* **Material for this task**:
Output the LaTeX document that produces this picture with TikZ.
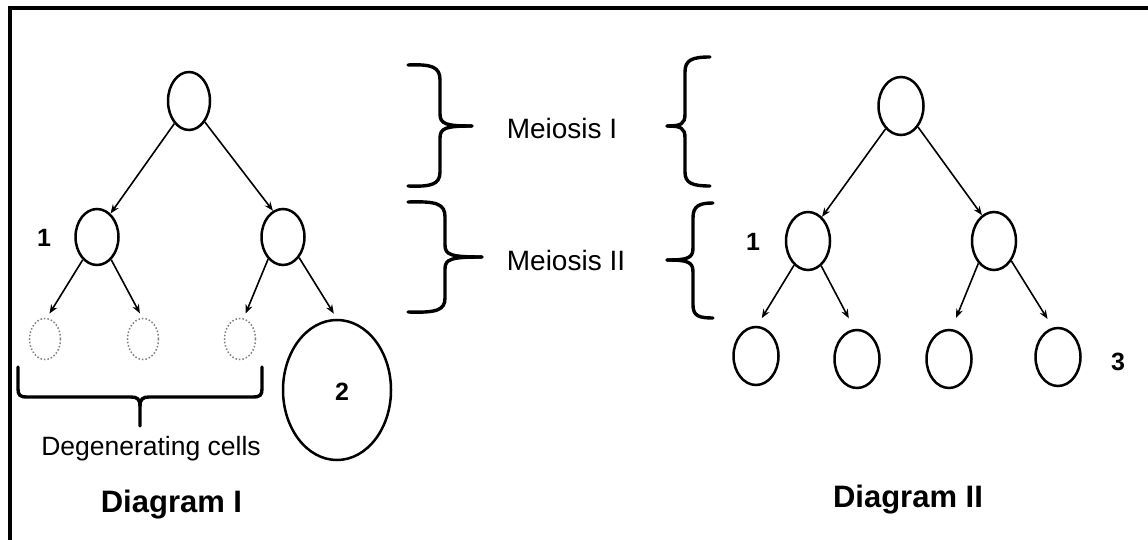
\documentclass[tikz,border=0pt]{standalone}
\usepackage{fontspec}
\setmainfont{Liberation Sans}
\usetikzlibrary{shapes.geometric,arrows.meta}
\begin{document}
\begin{tikzpicture}[x=1pt,y=-1pt,
  cell/.style={ellipse,draw,line width=2.5pt,inner sep=0pt},
  deadcell/.style={ellipse,draw=gray,dotted,line width=1.5pt,inner sep=0pt,minimum width=31pt,minimum height=41pt},
  arr/.style={line width=1.6pt,-{Stealth[length=9pt,width=7pt]}},
  brace/.style={line width=3.4pt,line cap=round},
  lbl/.style={anchor=base,inner sep=0pt,font=\fontsize{28}{30}\selectfont},
  num/.style={anchor=base,inner sep=0pt,font=\fontsize{25}{27}\selectfont\bfseries},
  title/.style={anchor=base,inner sep=0pt,font=\fontsize{31}{33}\selectfont\bfseries}]
\useasboundingbox (0,0) rectangle (1148,540);
\fill[white] (0,0) rectangle (1148,540);
\draw[line width=4pt] (9.5,540) -- (9.5,8) -- (1148,8);

% Diagram I
\node[cell,minimum width=42pt,minimum height=58pt] (t1) at (189,101) {};
\node[cell,minimum width=43pt,minimum height=56pt] (m1) at (97,237) {};
\node[cell,minimum width=43pt,minimum height=56pt] (m2) at (283,237) {};
\node[deadcell] (d1) at (45,339) {};
\node[deadcell] (d2) at (143,339) {};
\node[deadcell] (d3) at (240,339) {};
\node[cell,minimum width=108pt,minimum height=140pt] (big) at (337,390) {};
\draw[arr] (t1.237) -- (m1.60);
\draw[arr] (t1.307) -- (m2.111);
\draw[arr,shorten >=5pt] (m1.238) -- (d1.85);
\draw[arr,shorten >=5pt] (m1.302) -- (d2.92);
\draw[arr,shorten >=5pt] (m2.236) -- (d3.80);
\draw[arr,shorten >=6pt] (m2.308) -- (big.north);
\node[num] (n1a) at (44,246) {1};
\node[num] (n2) at (342,400) {2};
\draw[brace] (18,367) -- (18,389) .. controls (18,395) and (20,397) .. (27,397) -- (131,397) .. controls (137,397) and (140,399) .. (140,406) -- (140,426);
\draw[brace] (262,367) -- (262,389) .. controls (262,395) and (260,397) .. (253,397) -- (149,397) .. controls (143,397) and (140,399) .. (140,406);
\node[lbl,font=\fontsize{26.5}{28}\selectfont] (deg) at (151,455) {Degenerating cells};
\node[title] (dI) at (171.5,512) {Diagram I};

% Braces and meiosis labels
\draw[brace] (408,65) .. controls (432,64) and (440,67) .. (440,80) -- (440,114) .. controls (440,124) and (446,126) .. (472,126);
\draw[brace] (472,126) .. controls (446,126) and (440,128) .. (440,138) -- (440,172) .. controls (440,184) and (432,187) .. (408,186);
\draw[brace] (408,202) .. controls (437,201) and (445,204) .. (445,217) -- (445,245) .. controls (445,255) and (451,257) .. (482,257);
\draw[brace] (482,257) .. controls (451,257) and (445,259) .. (445,269) -- (445,298) .. controls (445,310) and (437,313) .. (408,312);
\draw[brace] (710,57) .. controls (692,57) and (685,60) .. (685,72) -- (685,114) .. controls (685,124) and (681,126) .. (667,126);
\draw[brace] (667,126) .. controls (681,126) and (685,128) .. (685,138) -- (685,172) .. controls (685,183) and (692,186) .. (710,186);
\draw[brace] (713,203) .. controls (699,203) and (693,206) .. (693,218) -- (693,248) .. controls (693,258) and (688,260) .. (667,260);
\draw[brace] (667,260) .. controls (688,260) and (693,262) .. (693,272) -- (693,305) .. controls (693,316) and (699,318) .. (713,318);
\node[lbl] (mI) at (562,139) {Meiosis I};
\node[lbl] (mII) at (566,270) {Meiosis II};

% Diagram II
\node[cell,minimum width=45pt,minimum height=58pt] (t2) at (901,106) {};
\node[cell,minimum width=44pt,minimum height=58pt] (ml) at (808,241) {};
\node[cell,minimum width=44pt,minimum height=58pt] (mr) at (994,241) {};
\node[cell,minimum width=45pt,minimum height=58pt] (b1) at (756,356) {};
\node[cell,minimum width=45pt,minimum height=58pt] (b2) at (857,359) {};
\node[cell,minimum width=45pt,minimum height=58pt] (b3) at (949,359) {};
\node[cell,minimum width=45pt,minimum height=58pt] (b4) at (1058,357) {};
\draw[arr] (t2.236) -- (ml.60);
\draw[arr] (t2.309) -- (mr.115);
\draw[arr,shorten >=9pt] (ml.240) -- (b1.88);
\draw[arr,shorten >=12pt] (ml.298) -- (b2.95);
\draw[arr,shorten >=12pt] (mr.235) -- (b3.85);
\draw[arr,shorten >=10pt] (mr.311) -- (b4.100);
\node[num] (n1b) at (753,250) {1};
\node[num] (n3) at (1118,370) {3};
\node[title] (dII) at (908,507) {Diagram II};
\end{tikzpicture}
\end{document}
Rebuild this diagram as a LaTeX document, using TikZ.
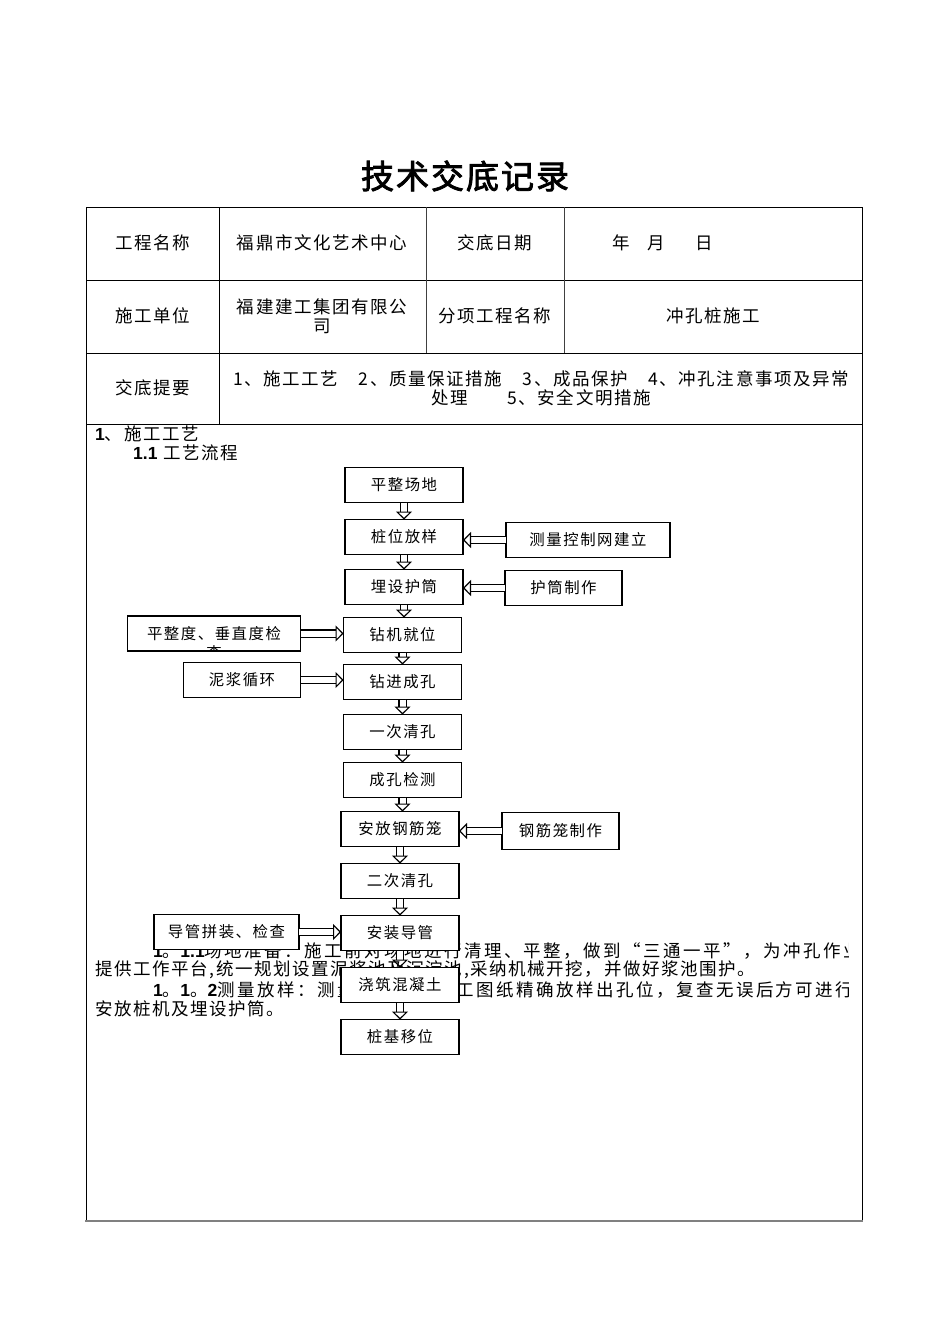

* **Exercise brief**: Repeat the lines from where the entries begin to the line with "(9.5,8) -- (1148,8);", both included. Any picture is left out.

* **Written solution**:
Output the LaTeX document that produces this picture with TikZ.
\documentclass[tikz,border=0pt]{standalone}
\usepackage{fontspec}
\setmainfont{Liberation Sans}
\usetikzlibrary{shapes.geometric,arrows.meta}
\begin{document}
\begin{tikzpicture}[x=1pt,y=-1pt,
  cell/.style={ellipse,draw,line width=2.5pt,inner sep=0pt},
  deadcell/.style={ellipse,draw=gray,dotted,line width=1.5pt,inner sep=0pt,minimum width=31pt,minimum height=41pt},
  arr/.style={line width=1.6pt,-{Stealth[length=9pt,width=7pt]}},
  brace/.style={line width=3.4pt,line cap=round},
  lbl/.style={anchor=base,inner sep=0pt,font=\fontsize{28}{30}\selectfont},
  num/.style={anchor=base,inner sep=0pt,font=\fontsize{25}{27}\selectfont\bfseries},
  title/.style={anchor=base,inner sep=0pt,font=\fontsize{31}{33}\selectfont\bfseries}]
\useasboundingbox (0,0) rectangle (1148,540);
\fill[white] (0,0) rectangle (1148,540);
\draw[line width=4pt] (9.5,540) -- (9.5,8) -- (1148,8);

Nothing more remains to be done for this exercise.